The denim giant, whose jeans were a symbol of Western freedom in Communist Europe during the Cold War, said Monday that it made the move in part as a response to the “enormous disruption” occurring in the region, which has made “normal business untenable.” In 2021, Levi’s derived roughly 4 percent of its total net revenues from Eastern Europe. Half of that, it said in a release, related to Russia.
“But any business considerations are clearly secondary to the human suffering experienced by so many,” it said. “The LS&Co. community continues to be saddened by the devastating conflict in Ukraine and our thoughts are with all of those who have been affected, including our employees, partners and their loved ones.”
Levi’s, which posted in January a 22 percent bump in fourth-quarter revenue despite supply-chain snarls, said that it will be donating more than $30,000 to nonprofits providing aid to those caught in the middle of the ongoing conflict, including Care and the International Rescue Committee. The company is also offering employees a two-to-one match, up to $200,000, for donations to a raft of organizations that are assisting the most vulnerable communities, including those facing discrimination at border crossings.
“LS&Co. and its licensee partners are also working to donate jackets, backpacks and warm clothing to people who have been displaced from their homes,” it said.
Fast Retailing, in contrast, plans to keep its 49 stores in Russia open, making the Uniqlo owner one of the few international outliers that are staying put despite mounting public pressure for businesses to boycott the Vladimir Putin-helmed nation for invading its smaller neighbor.
Speaking to Nikkei Asia Monday, CEO Tadashi Yanai defended the decision, calling clothing a “necessity of life” and saying that people in Russia “have the same right to live as we do.”

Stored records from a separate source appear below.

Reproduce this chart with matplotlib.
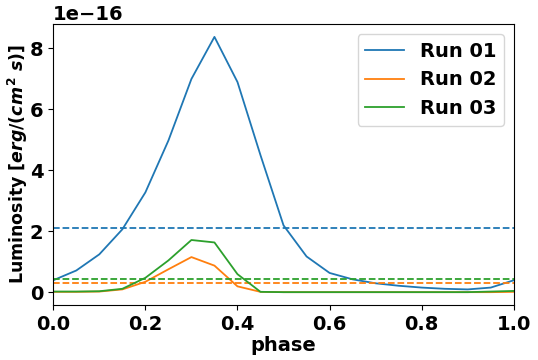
import matplotlib
matplotlib.use("Agg")
import matplotlib.pyplot as plt

plt.rcParams['font.weight'] = 'bold'
plt.rcParams['axes.labelweight'] = 'bold'
plt.rcParams['font.size'] = 14

# phase grid and luminosity (units of 1e-16 erg/(cm^2 s))
phase = [0.0, 0.05, 0.1, 0.15, 0.2, 0.25, 0.3, 0.35, 0.4, 0.45, 0.5,
         0.55, 0.6, 0.65, 0.7, 0.75, 0.8, 0.85, 0.9, 0.95, 1.0]
run01 = [0.40, 0.72, 1.25, 2.07, 3.28, 4.98, 7.00, 8.38, 6.90, 4.50, 2.20,
         1.18, 0.64, 0.43, 0.30, 0.22, 0.16, 0.12, 0.10, 0.16, 0.40]
run02 = [0.02, 0.02, 0.03, 0.10, 0.35, 0.76, 1.16, 0.88, 0.20, 0.02, 0.01,
         0.01, 0.01, 0.01, 0.01, 0.01, 0.01, 0.01, 0.01, 0.01, 0.02]
run03 = [0.03, 0.03, 0.04, 0.12, 0.48, 1.05, 1.72, 1.64, 0.60, 0.02, 0.01,
         0.01, 0.01, 0.01, 0.01, 0.01, 0.01, 0.01, 0.01, 0.03, 0.05]
labels = ['Run 01', 'Run 02', 'Run 03']
means = [2.10, 0.30, 0.43]
colors = ['tab:blue', 'tab:orange', 'tab:green']

fig, ax = plt.subplots(figsize=(5.38, 3.6), dpi=100)
scale = 1e-16
for y, lab, c, m in zip([run01, run02, run03], labels, colors, means):
    ax.plot(phase, [v * scale for v in y], color=c, label=lab, lw=1.3)
    ax.axhline(m * scale, color=c, ls='--', lw=1.3)

ax.set_xlim(0, 1)
ax.set_xlabel('phase', labelpad=2)
ax.set_ylabel(r'Luminosity [$erg/(cm^2\ s)$]', fontsize=12.5, labelpad=0)
ax.legend(loc='upper right')

fig.subplots_adjust(left=0.099, right=0.955, top=0.933, bottom=0.153)
plt.savefig('out.png')
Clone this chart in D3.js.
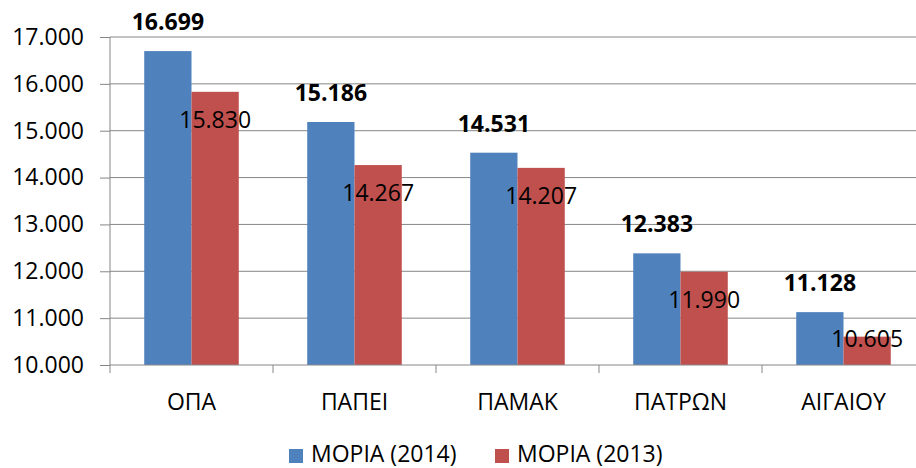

“There should never be war. Every country should oppose it,” he added. “This time all of Europe clearly opposes the war and has shown its support for Ukraine. Any attempt to divide the world will, on the contrary, strengthen unity.”
A spokesperson told Reuters that the Japanese retailer has experienced no noticeable impact on its supply chain or logistics, despite large shipping firms such as Maersk suspending freight services to and from Russia.
Fast Retailing revealed last week that it is donating $10 million to the United Nations High Commissioner for Refugees to provide shelter, aid and other urgent support to affected populations in Ukraine and the countries to which they have been forced to flee. More than 1.7 million Ukrainians have fled to Central Europe since the conflict began on Feb. 24, the agency said, with the number potentially rising up to 4 million if Russia’s bombardment doesn’t let up.
The company will also donate 100,000 pieces of Uniqlo clothing and accessories, including Heattech blankets, Heattech innerwear and Airism masks, along with 100,000 items of winter clothing collected at Uniqlo’s Japanese stores through its clothing recycling program. These items, it said, will be distributed to refugees in Poland and other countries.
Two of Fast Retailing’s biggest high-street rivals have pulled out of Russia. H&M said last week that it has temporarily paused all sales at its 155 doors in Russia following the closures of its stores in Ukraine for the “safety of customers and colleagues.” Inditex announced Saturday that it’s suspending operations at 502 of its stores in Russia, 86 of which are Zara nameplates, plus e-commerce in the country, because it “cannot guarantee the continuity of operations and trading conditions” under “current circumstances.”
In the luxury space, Prada joined Chanel, Kering LVMH Moët Hennessy Louis Vuitton and others in freezing its Russian retail operations. “Our primary concern is for all colleagues and their families affected by the tragedy in Ukraine, and we will continue to support them,” it said in a brief statement Sunday. “The group will continue to monitor further developments.”